DNA Language Model Fine-tuning Task Definition Module.

This module defines various task types and related components supported by DNA language models during fine-tuning, including:

  1. TaskType: Task type enumeration
  2. Binary classification (BINARY): e.g., promoter prediction, enhancer identification
  3. Multi-class classification (MULTICLASS): e.g., protein family classification, functional region classification
  4. Regression (REGRESSION): e.g., expression level prediction, binding strength prediction
  5. Token classification (NER): Named Entity Recognition tasks
  6. Generation and embedding tasks for different model architectures

  7. TaskConfig: Task configuration class

  8. Configures task type, number of labels, label names, etc.
  9. Provides threshold settings for binary classification tasks

  10. TaskHead: Task-specific prediction heads

  11. Provides specialized neural network layers for different task types
  12. Supports feature dimensionality reduction and dropout to prevent overfitting
  13. Automatically selects output dimensions based on task type

  14. compute_metrics: Evaluation metric computation

  15. Binary: accuracy, F1 score
  16. Multi-class: accuracy, macro F1, weighted F1
  17. Regression: mean squared error, R-squared value
Usage example

task_config = TaskConfig( task_type=TaskType.BINARY, num_labels=2, label_names=["negative", "positive"] )

Classes

TaskConfig

Bases: BaseModel

Configuration class for different fine-tuning tasks.

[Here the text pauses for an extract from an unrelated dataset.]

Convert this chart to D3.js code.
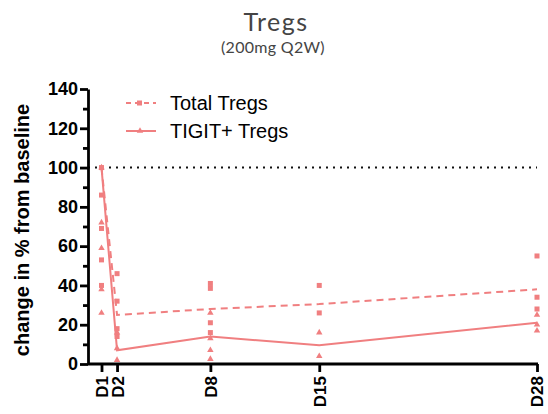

This class provides a structured way to configure task-specific parameters including task type, number of labels, label names, and classification thresholds.

Attributes:

Name Type Description
task_type str

Type of task to perform (must match regex pattern)

num_labels int

Number of output labels/classes

label_names list | None

List of label names for classification tasks

threshold float

Classification threshold for binary and multi-label tasks

Functions
model_post_init
model_post_init(__context)

Initialize task configuration after model validation.

This method is called after Pydantic model validation and automatically sets appropriate default values based on task type.

TaskType

Bases: Enum

Enum for supported task types in DNALLM.

This enum defines the various tasks that can be performed with DNA language models, including classification, regression, and generation tasks.